If you have read this far and you recognize yourself in any of it, I want you to sit with these questions. Not skim them. Sit with them. Write the answers down. Be honest with yourself the way you would be honest with a patient who was avoiding a diagnosis.

  1. What specific action have you been “researching” or “thinking about” for more than six months without taking a single concrete step forward? Name it. Not the category. The specific deal, the specific business idea, the specific conversation you have been avoiding.
  2. Whose permission are you waiting for? Is it a spouse, a mentor, a colleague, a financial advisor—or is it the ghost of a training system that taught you to freeze until someone in authority says go? Name the gatekeeper. Then ask yourself whether that gatekeeper actually exists or whether you invented them.
  3. What would “enough” knowledge look like for you to take the first step? Write it down in specific terms. Then ask a physician who has already done the thing you are trying to do whether that standard is realistic—or whether you have set the bar impossibly high as a way to justify staying still.
  4. Who are the three or four colleagues in your circle who you suspect are thinking about the same things you are thinking about? What would happen if you simply asked them? Not pitched them. Not proposed a deal. Just asked: are you thinking about this too?
  5. If you do nothing—if you continue researching, continue waiting, continue telling yourself you are not ready—where will you be in five years? Will anything about your financial life be meaningfully different than it is today? Or will you still be standing at the same gate, waiting for the same permission, telling yourself the same story about not being ready?

The answers to those questions will tell you whether your hesitation is caution or avoidance. You already know the difference. You have spent your entire career distinguishing between the two in clinical settings. The only thing left is to apply that same honesty to yourself.

I started this article with two reasons we stay stuck. The gates that trained us to wait for permission. And the fear of mistakes that trained us to avoid risk at all costs.

Here is the truth about both of them.

Nobody is coming to give you permission. Nobody is going to tap you on the shoulder and say “you are ready to invest.” Nobody is going to hand you a certificate that qualifies you to buy a building, start a business, or form an investment group with your colleagues.

The credentialing process you are subconsciously waiting for does not exist outside of medicine. It never did. The gate is open. It has been open since the day you finished training. You are the only one keeping yourself on this side of it.

And the mistakes—the ones you are so afraid of making that you have chosen to make no decision at all—they are not the kind of mistakes that end careers or harm patients. You will overpay on a deal.

You will trust the wrong operator. You will wish you had done more diligence on something. You will look back on your first investment the way you look back on your first intubation—a little embarrassed, a little amazed you were ever that green, and grateful you did it anyway because everything that came after depended on it.

In medicine, we accept risk because the cost of inaction is worse than the cost of an imperfect decision.

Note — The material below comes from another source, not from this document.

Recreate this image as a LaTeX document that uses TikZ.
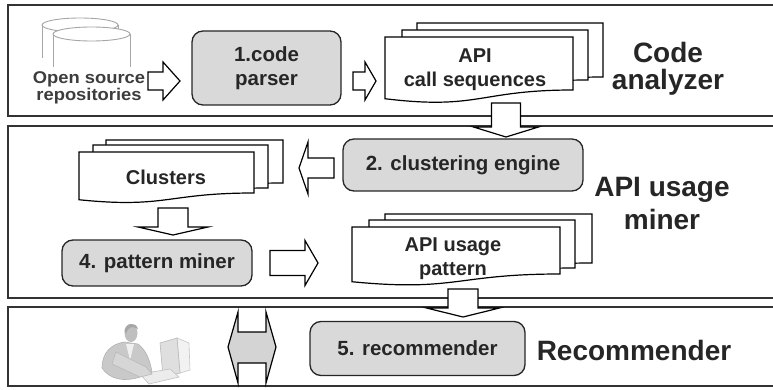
\documentclass[tikz,border=0pt]{standalone}
\usepackage{fontspec}
\setmainfont{Liberation Sans}
\newfontfamily\widefont[FakeStretch=1.08]{Liberation Sans}
\definecolor{boxfill}{HTML}{D9D9D9}
\definecolor{ink}{HTML}{262626}
\definecolor{panelline}{HTML}{333333}
\definecolor{repogray}{HTML}{A6A6A6}
\definecolor{repotext}{HTML}{3D3D3D}
\definecolor{dblfill}{HTML}{D4D4D4}
\newcommand{\harrow}[6]{% x0, xh, x1, yc, shaft half, head half
  \draw[blockarrow] (#1,{#4-#5}) -- (#2,{#4-#5}) -- (#2,{#4-#6}) -- (#3,#4) -- (#2,{#4+#6}) -- (#2,{#4+#5}) -- (#1,{#4+#5}) -- cycle;}
\newcommand{\varrow}[6]{% xc, y0, yh, y1, shaft half, head half
  \draw[blockarrow] ({#1-#5},#2) -- ({#1+#5},#2) -- ({#1+#5},#3) -- ({#1+#6},#3) -- (#1,#4) -- ({#1-#6},#3) -- ({#1-#5},#3) -- cycle;}
\newcommand{\docpage}[4]{% left, top, right, right-bottom
  \pgfmathsetmacro\docH{(#4-#2)/0.802}
  \draw[docline] (#1,#2) -- (#3,#2) -- (#3,#4) .. controls ({(#1+#3)/2},#4) and ({(#1+#3)/2},{#2+1.107*\docH}) .. (#1,{#2+0.934*\docH}) -- cycle;}
\begin{document}
\begin{tikzpicture}[x=1pt,y=-1pt,
  panel/.style={draw=panelline, line width=1.8pt},
  proc/.style={draw=ink, fill=boxfill, rounded corners=11pt, line width=1.3pt, inner sep=0pt,
    text=ink, align=center, font=\fontsize{20.5}{23.5}\selectfont\bfseries},
  docline/.style={draw=black, fill=white, line width=1.2pt},
  doctext/.style={text=ink, align=center, inner sep=0pt, font=\fontsize{20}{24}\selectfont\bfseries},
  blockarrow/.style={draw=black, fill=white, line width=1.2pt, line join=miter},
  layerlbl/.style={text=ink, align=center, inner sep=0pt}]
\useasboundingbox (0,0) rectangle (773,390);
\clip (0,0) rectangle (773,390);
% panels
\draw[panel] (790,5) -- (8,5) -- (8,116) -- (790,116);
\draw[panel] (790,126) -- (8,126) -- (8,298) -- (790,298);
\draw[panel] (790,307) -- (8,307) -- (8,386) -- (790,386);
% repositories icon
\begin{scope}[draw=repogray, line width=0.9pt]
  \fill[white] (42,25) -- (42,58) -- (118,58) -- (118,25) -- cycle;
  \draw (42,58) -- (42,25) (118,25) -- (118,45);
  \draw (80,25) ellipse [x radius=38, y radius=7];
  \fill[white] (53,34) -- (53,67) -- (130,67) -- (130,34) -- cycle;
  \draw (53,67) -- (53,34) (130,34) -- (130,67);
  \draw[fill=white] (91.5,34) ellipse [x radius=38.5, y radius=7];
\end{scope}
\node[layerlbl, text=repotext, font=\fontsize{17}{15}\selectfont\widefont\bfseries] (repo) at (89,88) {Open source\\repositories};
% code parser
\node[proc, minimum width=149pt, minimum height=74pt] (parser) at (266.5,68) {1.code\\parser};
% call sequences documents
\docpage{417}{23}{603}{77}
\docpage{402}{30}{588}{80}
\docpage{385}{37}{573}{90}
\node[doctext] (callseq) at (475,70) {API\\call sequences};
\node[layerlbl, font=\fontsize{28}{27}\selectfont\bfseries] (codeanalyzer) at (668,69) {Code\\analyzer};
% arrows of the first layer
\harrow{148}{163}{180}{81}{9}{19}
\harrow{353}{365}{376}{81}{9}{19}
% clustering engine
\node[proc, minimum width=240pt, minimum height=52pt] (cluster) at (463,165) {2. clustering engine};
\varrow{506}{103}{127}{137}{14.5}{32.5}
% clusters documents
\docpage{106}{140}{283}{183}
\docpage{93}{145}{268}{188}
\docpage{79}{152}{254}{193}
\node[doctext] (clusters) at (166,177.5) {Clusters};
\harrow{334}{308}{299}{168}{10}{26}
\varrow{173}{208}{227}{235}{15}{35}
% pattern miner
\node[proc, minimum width=190pt, minimum height=46pt] (miner) at (157,263) {4. pattern miner};
\harrow{270}{305}{318}{263}{12.5}{22.5}
% usage pattern documents
\docpage{385}{214}{592}{263}
\docpage{369}{220}{575}{268}
\docpage{352}{227}{560}{274}
\node[doctext] (pattern) at (453,258.5) {API usage\\pattern};
\node[layerlbl, font=\fontsize{28}{33}\selectfont\bfseries] (usageminer) at (662,204) {API usage\\miner};
\varrow{463}{289}{308}{317}{15}{36.5}
% recommender
\node[proc, minimum width=215pt, minimum height=54pt] (recommender) at (417.5,348.5) {5. recommender};
\node[layerlbl, font=\fontsize{28}{33}\selectfont\bfseries] (recolbl) at (634,350) {Recommender};
\draw[blockarrow, fill=dblfill] (228,347) -- (238,312) -- (238,332) -- (266,332) -- (266,312) -- (276,347)
  -- (266,383) -- (266,363) -- (238,363) -- (238,383) -- cycle;
% user at computer
\begin{scope}[line width=0.6pt]
  \draw[fill=gray!10, draw=gray!45] (177,338) -- (189,343) -- (190,370) -- (180,373) -- cycle;
  \draw[fill=gray!25, draw=gray!55] (160,343) -- (177,338) -- (180,373) -- (163,377) -- cycle;
  \draw[fill=gray!15, draw=gray!50] (140,374) -- (170,369) -- (179,377) -- (149,384) -- cycle;
  \draw[fill=gray!42, draw=gray!60] (102,368) .. controls (102,352) and (112,344) .. (124,342)
    -- (138,344) .. controls (146,350) and (150,360) .. (152,372) -- (140,377)
    .. controls (125,382) and (110,380) .. (102,368) -- cycle;
  \fill[gray!12] (126,344) -- (134,344) -- (130,360) -- cycle;
  \draw[fill=gray!32, draw=gray!55] (116,352) -- (146,367) -- (152,374) -- (140,377) -- (112,364) -- cycle;
  \fill[gray!50] (131,333) ellipse [x radius=6.5, y radius=9];
  \fill[gray!70] (124.5,331) .. controls (125,323) and (136,321) .. (138,329) -- (136,328) .. controls (132,326) and (128,327) .. (126,334) -- cycle;
\end{scope}
\end{tikzpicture}
\end{document}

A physician who refuses to act because they might make a mistake is a physician who loses patients. The same principle applies here. The cost of inaction is not safe.

The cost of inaction is the financial life you never built, the freedom you never achieved, and the legacy you never created—all because you were waiting for a level of certainty that does not exist in any domain worth pursuing.

You were trained to wait. You were trained to fear mistakes. Both of those instincts served you in medicine. Neither of them is serving you here.